__RECORDED INFORMATION__.
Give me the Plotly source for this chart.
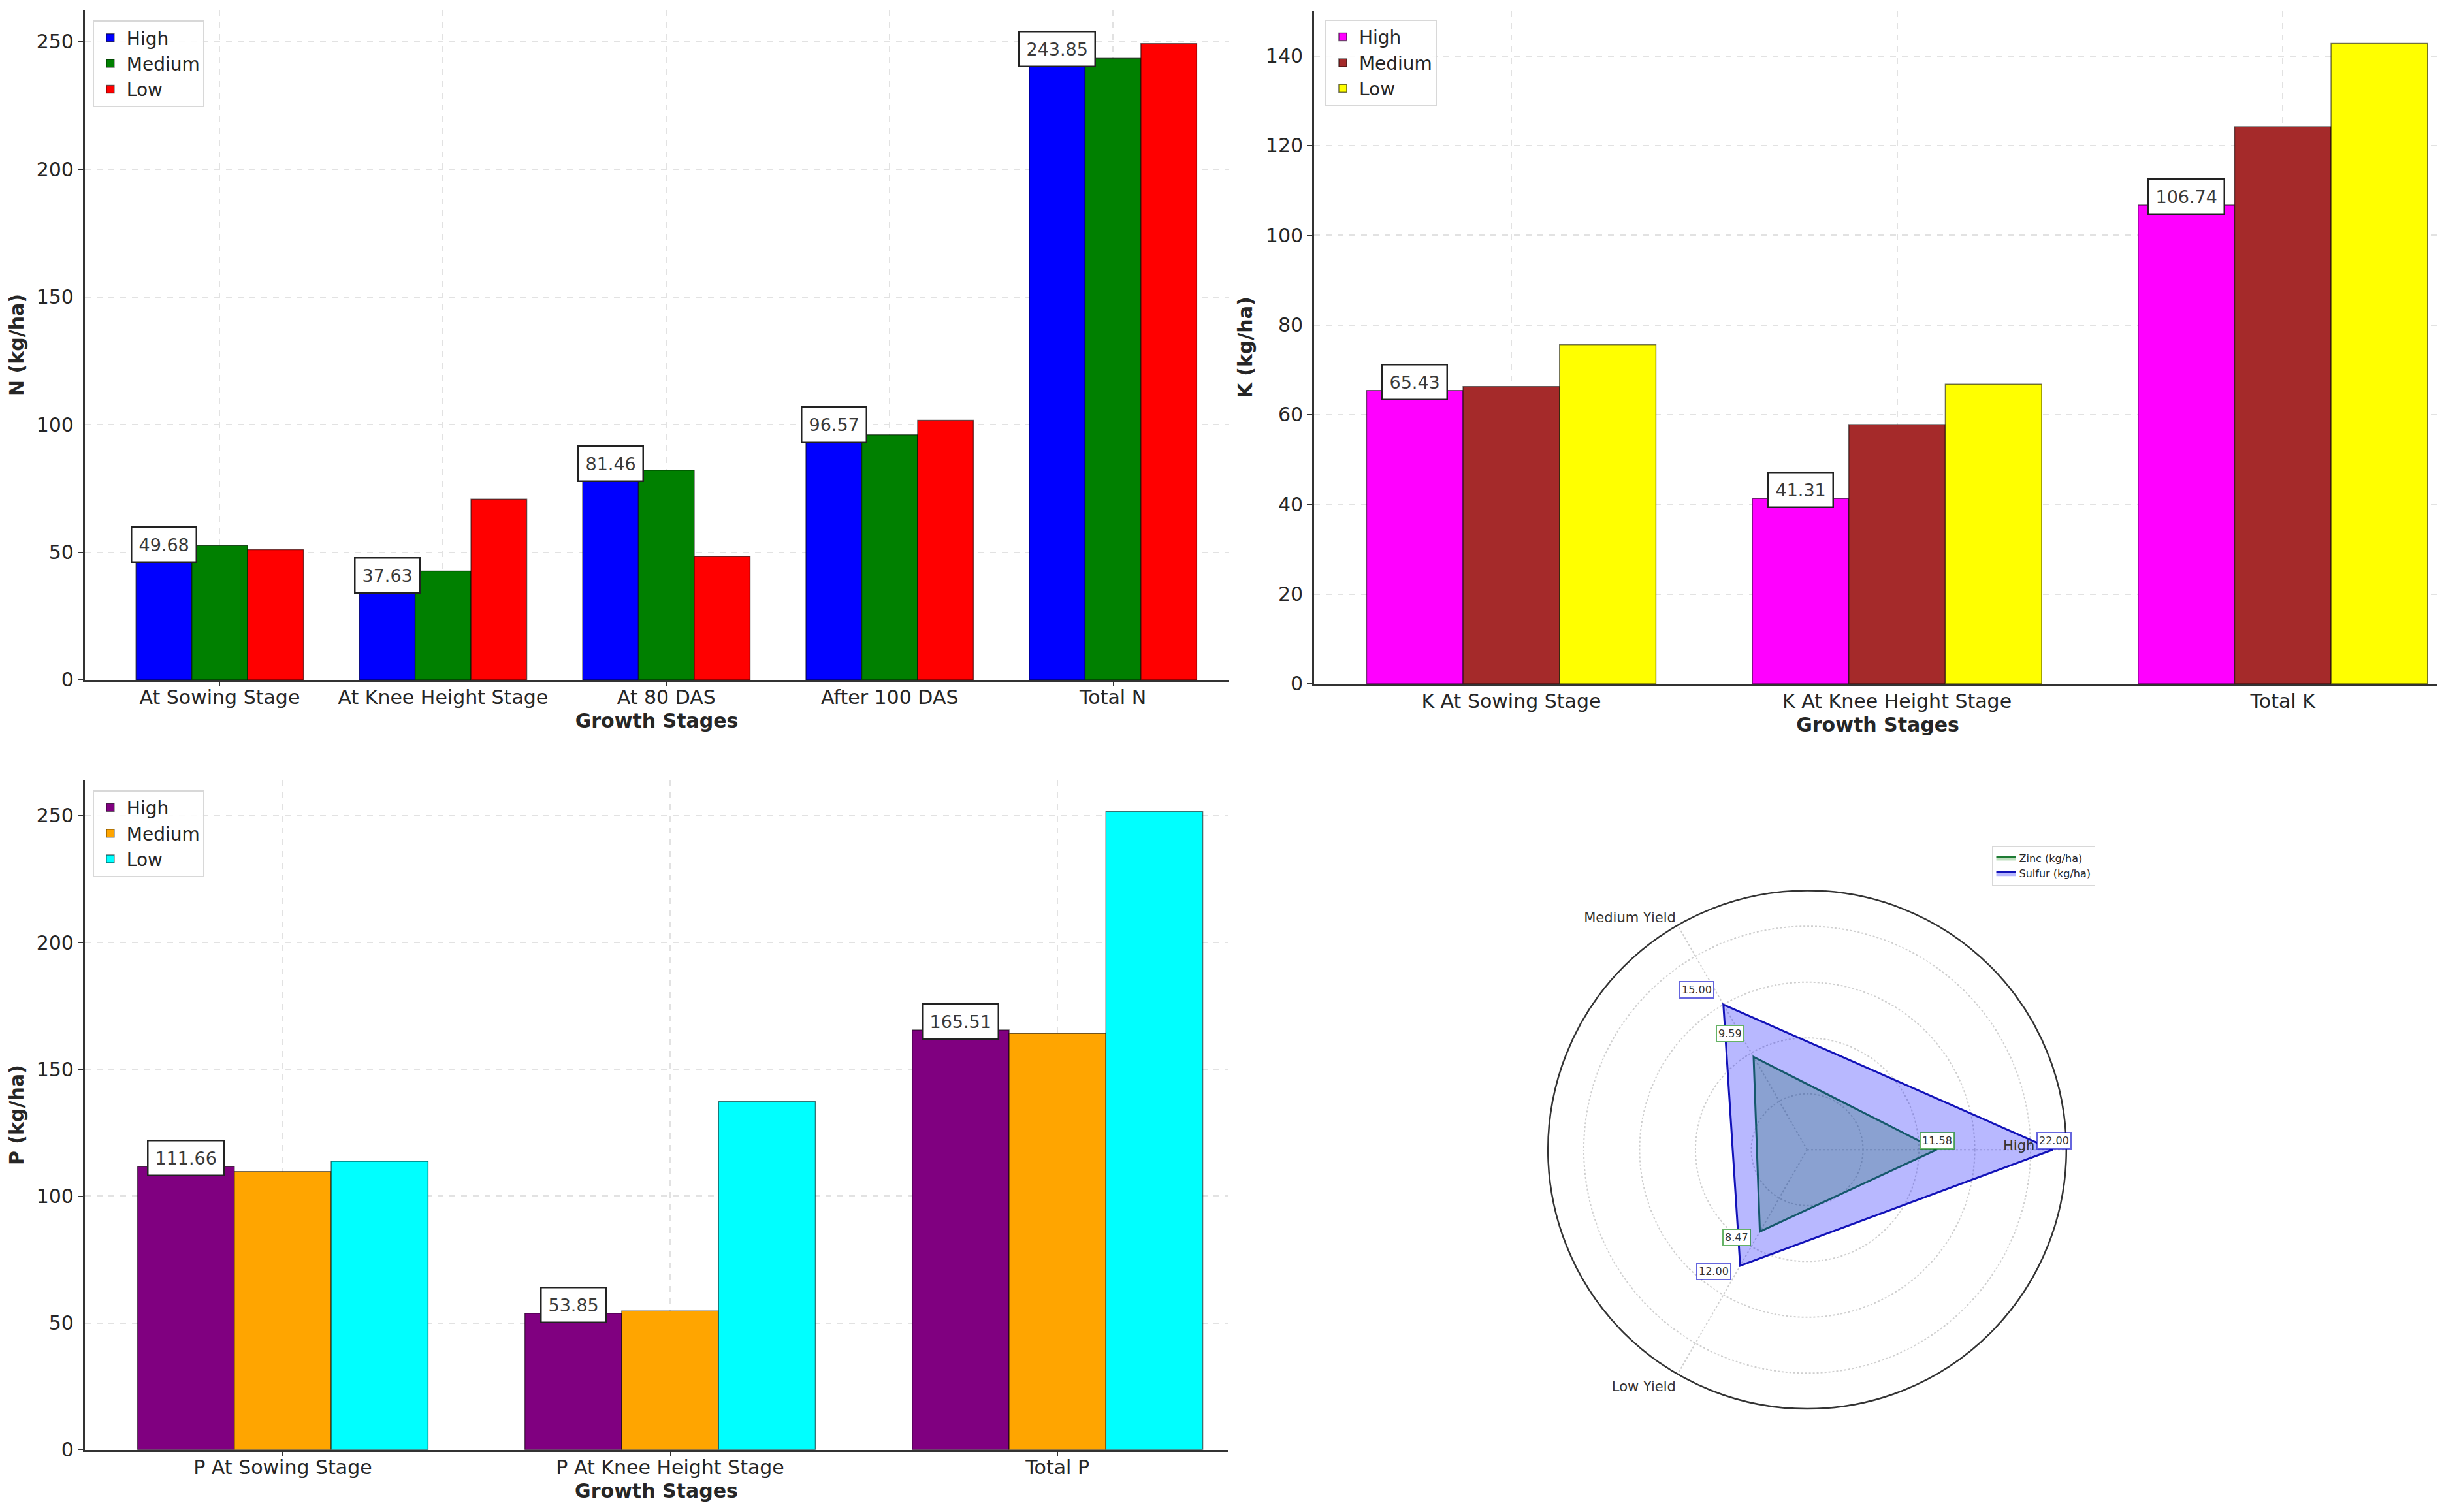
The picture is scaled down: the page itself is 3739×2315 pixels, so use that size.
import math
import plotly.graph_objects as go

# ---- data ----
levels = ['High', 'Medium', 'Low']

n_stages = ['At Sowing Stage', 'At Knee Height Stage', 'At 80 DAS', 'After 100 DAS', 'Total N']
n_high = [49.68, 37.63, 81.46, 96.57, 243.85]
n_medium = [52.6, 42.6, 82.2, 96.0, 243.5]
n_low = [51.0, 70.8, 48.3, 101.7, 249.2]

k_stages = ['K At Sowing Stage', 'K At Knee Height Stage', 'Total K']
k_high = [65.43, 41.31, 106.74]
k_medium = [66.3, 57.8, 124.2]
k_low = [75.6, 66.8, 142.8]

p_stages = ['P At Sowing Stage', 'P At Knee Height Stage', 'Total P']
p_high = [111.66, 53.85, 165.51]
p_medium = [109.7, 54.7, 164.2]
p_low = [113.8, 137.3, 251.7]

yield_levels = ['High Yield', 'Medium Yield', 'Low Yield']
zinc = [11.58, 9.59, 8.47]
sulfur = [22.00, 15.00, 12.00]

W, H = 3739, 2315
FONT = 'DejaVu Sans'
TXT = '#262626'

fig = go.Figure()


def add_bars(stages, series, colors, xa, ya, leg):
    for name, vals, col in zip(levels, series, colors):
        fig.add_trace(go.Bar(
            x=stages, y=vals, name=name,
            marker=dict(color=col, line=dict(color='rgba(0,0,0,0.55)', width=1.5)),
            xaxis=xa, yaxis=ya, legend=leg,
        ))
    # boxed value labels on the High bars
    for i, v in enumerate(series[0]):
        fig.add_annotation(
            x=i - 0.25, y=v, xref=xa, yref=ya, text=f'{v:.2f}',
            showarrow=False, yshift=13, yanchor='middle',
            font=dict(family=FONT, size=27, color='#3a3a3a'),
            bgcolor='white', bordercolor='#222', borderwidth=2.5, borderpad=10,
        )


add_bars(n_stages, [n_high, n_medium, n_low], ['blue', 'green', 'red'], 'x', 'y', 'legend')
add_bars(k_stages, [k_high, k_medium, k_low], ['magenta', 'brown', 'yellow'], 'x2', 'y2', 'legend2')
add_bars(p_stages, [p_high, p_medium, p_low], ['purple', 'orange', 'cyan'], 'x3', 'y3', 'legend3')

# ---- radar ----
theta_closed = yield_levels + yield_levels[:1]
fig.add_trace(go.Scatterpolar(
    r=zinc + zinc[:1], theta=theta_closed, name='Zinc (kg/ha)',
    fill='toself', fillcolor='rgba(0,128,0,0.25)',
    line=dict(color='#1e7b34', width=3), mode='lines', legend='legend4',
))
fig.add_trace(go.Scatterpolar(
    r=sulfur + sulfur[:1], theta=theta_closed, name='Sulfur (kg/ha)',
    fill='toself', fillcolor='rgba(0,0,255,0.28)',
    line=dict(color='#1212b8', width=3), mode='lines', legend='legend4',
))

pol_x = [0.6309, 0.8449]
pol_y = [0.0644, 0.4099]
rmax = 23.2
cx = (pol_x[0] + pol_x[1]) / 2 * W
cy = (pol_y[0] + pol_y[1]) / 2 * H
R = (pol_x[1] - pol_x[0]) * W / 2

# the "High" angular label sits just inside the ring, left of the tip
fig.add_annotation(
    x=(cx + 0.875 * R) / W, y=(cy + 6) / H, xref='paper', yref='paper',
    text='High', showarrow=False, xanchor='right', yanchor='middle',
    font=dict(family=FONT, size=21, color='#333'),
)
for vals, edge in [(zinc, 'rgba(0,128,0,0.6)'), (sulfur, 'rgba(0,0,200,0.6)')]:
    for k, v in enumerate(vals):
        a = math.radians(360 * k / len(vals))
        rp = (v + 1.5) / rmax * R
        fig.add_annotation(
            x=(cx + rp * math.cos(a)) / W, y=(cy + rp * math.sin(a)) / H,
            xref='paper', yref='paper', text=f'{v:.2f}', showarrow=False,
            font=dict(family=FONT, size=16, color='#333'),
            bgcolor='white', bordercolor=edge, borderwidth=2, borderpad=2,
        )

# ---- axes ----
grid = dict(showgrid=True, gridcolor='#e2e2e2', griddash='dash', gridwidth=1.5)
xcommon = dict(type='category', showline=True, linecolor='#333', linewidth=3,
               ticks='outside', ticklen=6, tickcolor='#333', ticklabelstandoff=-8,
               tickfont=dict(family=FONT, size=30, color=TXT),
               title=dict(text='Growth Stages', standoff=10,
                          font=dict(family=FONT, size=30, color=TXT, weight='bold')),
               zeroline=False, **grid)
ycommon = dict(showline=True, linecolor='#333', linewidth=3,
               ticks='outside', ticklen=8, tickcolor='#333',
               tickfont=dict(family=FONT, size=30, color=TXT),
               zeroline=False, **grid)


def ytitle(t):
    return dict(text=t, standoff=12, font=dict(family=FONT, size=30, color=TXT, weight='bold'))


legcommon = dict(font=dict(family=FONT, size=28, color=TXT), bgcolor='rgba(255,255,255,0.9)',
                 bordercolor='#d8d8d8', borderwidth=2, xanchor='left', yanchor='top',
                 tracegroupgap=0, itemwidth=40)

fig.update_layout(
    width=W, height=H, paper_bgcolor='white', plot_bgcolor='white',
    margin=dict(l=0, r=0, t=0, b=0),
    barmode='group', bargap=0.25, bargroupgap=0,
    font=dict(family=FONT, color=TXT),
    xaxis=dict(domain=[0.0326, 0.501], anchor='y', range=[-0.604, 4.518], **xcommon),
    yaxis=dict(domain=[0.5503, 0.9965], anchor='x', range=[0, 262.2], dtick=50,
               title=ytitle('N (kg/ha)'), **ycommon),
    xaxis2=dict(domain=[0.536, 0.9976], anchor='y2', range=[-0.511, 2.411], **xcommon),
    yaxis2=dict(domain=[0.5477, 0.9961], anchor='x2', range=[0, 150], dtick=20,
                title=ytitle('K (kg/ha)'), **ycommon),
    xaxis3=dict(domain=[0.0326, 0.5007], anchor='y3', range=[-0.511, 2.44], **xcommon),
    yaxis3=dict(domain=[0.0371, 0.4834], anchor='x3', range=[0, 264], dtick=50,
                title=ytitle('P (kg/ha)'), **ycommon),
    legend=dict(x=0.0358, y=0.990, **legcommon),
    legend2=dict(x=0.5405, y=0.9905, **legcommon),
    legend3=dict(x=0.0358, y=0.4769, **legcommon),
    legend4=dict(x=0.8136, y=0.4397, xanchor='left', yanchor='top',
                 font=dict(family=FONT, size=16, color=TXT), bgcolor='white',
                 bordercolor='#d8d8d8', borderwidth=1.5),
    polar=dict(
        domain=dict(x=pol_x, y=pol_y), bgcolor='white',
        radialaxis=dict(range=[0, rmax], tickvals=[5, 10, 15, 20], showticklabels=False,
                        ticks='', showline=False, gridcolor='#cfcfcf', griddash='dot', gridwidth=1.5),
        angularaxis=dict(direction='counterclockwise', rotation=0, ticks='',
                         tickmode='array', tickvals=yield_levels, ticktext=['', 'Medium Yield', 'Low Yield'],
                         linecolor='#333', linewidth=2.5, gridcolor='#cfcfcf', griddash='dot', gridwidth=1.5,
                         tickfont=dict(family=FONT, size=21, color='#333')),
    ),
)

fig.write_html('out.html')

__EXERCISE BRIEF__. Output each line exactly; omit every picture.

__WRITTEN RESPONSE__.
Give me the Plotly source for this chart.
The picture is scaled down: the page itself is 3739×2315 pixels, so use that size.
import math
import plotly.graph_objects as go

# ---- data ----
levels = ['High', 'Medium', 'Low']

n_stages = ['At Sowing Stage', 'At Knee Height Stage', 'At 80 DAS', 'After 100 DAS', 'Total N']
n_high = [49.68, 37.63, 81.46, 96.57, 243.85]
n_medium = [52.6, 42.6, 82.2, 96.0, 243.5]
n_low = [51.0, 70.8, 48.3, 101.7, 249.2]

k_stages = ['K At Sowing Stage', 'K At Knee Height Stage', 'Total K']
k_high = [65.43, 41.31, 106.74]
k_medium = [66.3, 57.8, 124.2]
k_low = [75.6, 66.8, 142.8]

p_stages = ['P At Sowing Stage', 'P At Knee Height Stage', 'Total P']
p_high = [111.66, 53.85, 165.51]
p_medium = [109.7, 54.7, 164.2]
p_low = [113.8, 137.3, 251.7]

yield_levels = ['High Yield', 'Medium Yield', 'Low Yield']
zinc = [11.58, 9.59, 8.47]
sulfur = [22.00, 15.00, 12.00]

W, H = 3739, 2315
FONT = 'DejaVu Sans'
TXT = '#262626'

fig = go.Figure()


def add_bars(stages, series, colors, xa, ya, leg):
    for name, vals, col in zip(levels, series, colors):
        fig.add_trace(go.Bar(
            x=stages, y=vals, name=name,
            marker=dict(color=col, line=dict(color='rgba(0,0,0,0.55)', width=1.5)),
            xaxis=xa, yaxis=ya, legend=leg,
        ))
    # boxed value labels on the High bars
    for i, v in enumerate(series[0]):
        fig.add_annotation(
            x=i - 0.25, y=v, xref=xa, yref=ya, text=f'{v:.2f}',
            showarrow=False, yshift=13, yanchor='middle',
            font=dict(family=FONT, size=27, color='#3a3a3a'),
            bgcolor='white', bordercolor='#222', borderwidth=2.5, borderpad=10,
        )


add_bars(n_stages, [n_high, n_medium, n_low], ['blue', 'green', 'red'], 'x', 'y', 'legend')
add_bars(k_stages, [k_high, k_medium, k_low], ['magenta', 'brown', 'yellow'], 'x2', 'y2', 'legend2')
add_bars(p_stages, [p_high, p_medium, p_low], ['purple', 'orange', 'cyan'], 'x3', 'y3', 'legend3')

# ---- radar ----
theta_closed = yield_levels + yield_levels[:1]
fig.add_trace(go.Scatterpolar(
    r=zinc + zinc[:1], theta=theta_closed, name='Zinc (kg/ha)',
    fill='toself', fillcolor='rgba(0,128,0,0.25)',
    line=dict(color='#1e7b34', width=3), mode='lines', legend='legend4',
))
fig.add_trace(go.Scatterpolar(
    r=sulfur + sulfur[:1], theta=theta_closed, name='Sulfur (kg/ha)',
    fill='toself', fillcolor='rgba(0,0,255,0.28)',
    line=dict(color='#1212b8', width=3), mode='lines', legend='legend4',
))

pol_x = [0.6309, 0.8449]
pol_y = [0.0644, 0.4099]
rmax = 23.2
cx = (pol_x[0] + pol_x[1]) / 2 * W
cy = (pol_y[0] + pol_y[1]) / 2 * H
R = (pol_x[1] - pol_x[0]) * W / 2

# the "High" angular label sits just inside the ring, left of the tip
fig.add_annotation(
    x=(cx + 0.875 * R) / W, y=(cy + 6) / H, xref='paper', yref='paper',
    text='High', showarrow=False, xanchor='right', yanchor='middle',
    font=dict(family=FONT, size=21, color='#333'),
)
for vals, edge in [(zinc, 'rgba(0,128,0,0.6)'), (sulfur, 'rgba(0,0,200,0.6)')]:
    for k, v in enumerate(vals):
        a = math.radians(360 * k / len(vals))
        rp = (v + 1.5) / rmax * R
        fig.add_annotation(
            x=(cx + rp * math.cos(a)) / W, y=(cy + rp * math.sin(a)) / H,
            xref='paper', yref='paper', text=f'{v:.2f}', showarrow=False,
            font=dict(family=FONT, size=16, color='#333'),
            bgcolor='white', bordercolor=edge, borderwidth=2, borderpad=2,
        )

# ---- axes ----
grid = dict(showgrid=True, gridcolor='#e2e2e2', griddash='dash', gridwidth=1.5)
xcommon = dict(type='category', showline=True, linecolor='#333', linewidth=3,
               ticks='outside', ticklen=6, tickcolor='#333', ticklabelstandoff=-8,
               tickfont=dict(family=FONT, size=30, color=TXT),
               title=dict(text='Growth Stages', standoff=10,
                          font=dict(family=FONT, size=30, color=TXT, weight='bold')),
               zeroline=False, **grid)
ycommon = dict(showline=True, linecolor='#333', linewidth=3,
               ticks='outside', ticklen=8, tickcolor='#333',
               tickfont=dict(family=FONT, size=30, color=TXT),
               zeroline=False, **grid)


def ytitle(t):
    return dict(text=t, standoff=12, font=dict(family=FONT, size=30, color=TXT, weight='bold'))


legcommon = dict(font=dict(family=FONT, size=28, color=TXT), bgcolor='rgba(255,255,255,0.9)',
                 bordercolor='#d8d8d8', borderwidth=2, xanchor='left', yanchor='top',
                 tracegroupgap=0, itemwidth=40)

fig.update_layout(
    width=W, height=H, paper_bgcolor='white', plot_bgcolor='white',
    margin=dict(l=0, r=0, t=0, b=0),
    barmode='group', bargap=0.25, bargroupgap=0,
    font=dict(family=FONT, color=TXT),
    xaxis=dict(domain=[0.0326, 0.501], anchor='y', range=[-0.604, 4.518], **xcommon),
    yaxis=dict(domain=[0.5503, 0.9965], anchor='x', range=[0, 262.2], dtick=50,
               title=ytitle('N (kg/ha)'), **ycommon),
    xaxis2=dict(domain=[0.536, 0.9976], anchor='y2', range=[-0.511, 2.411], **xcommon),
    yaxis2=dict(domain=[0.5477, 0.9961], anchor='x2', range=[0, 150], dtick=20,
                title=ytitle('K (kg/ha)'), **ycommon),
    xaxis3=dict(domain=[0.0326, 0.5007], anchor='y3', range=[-0.511, 2.44], **xcommon),
    yaxis3=dict(domain=[0.0371, 0.4834], anchor='x3', range=[0, 264], dtick=50,
                title=ytitle('P (kg/ha)'), **ycommon),
    legend=dict(x=0.0358, y=0.990, **legcommon),
    legend2=dict(x=0.5405, y=0.9905, **legcommon),
    legend3=dict(x=0.0358, y=0.4769, **legcommon),
    legend4=dict(x=0.8136, y=0.4397, xanchor='left', yanchor='top',
                 font=dict(family=FONT, size=16, color=TXT), bgcolor='white',
                 bordercolor='#d8d8d8', borderwidth=1.5),
    polar=dict(
        domain=dict(x=pol_x, y=pol_y), bgcolor='white',
        radialaxis=dict(range=[0, rmax], tickvals=[5, 10, 15, 20], showticklabels=False,
                        ticks='', showline=False, gridcolor='#cfcfcf', griddash='dot', gridwidth=1.5),
        angularaxis=dict(direction='counterclockwise', rotation=0, ticks='',
                         tickmode='array', tickvals=yield_levels, ticktext=['', 'Medium Yield', 'Low Yield'],
                         linecolor='#333', linewidth=2.5, gridcolor='#cfcfcf', griddash='dot', gridwidth=1.5,
                         tickfont=dict(family=FONT, size=21, color='#333')),
    ),
)

fig.write_html('out.html')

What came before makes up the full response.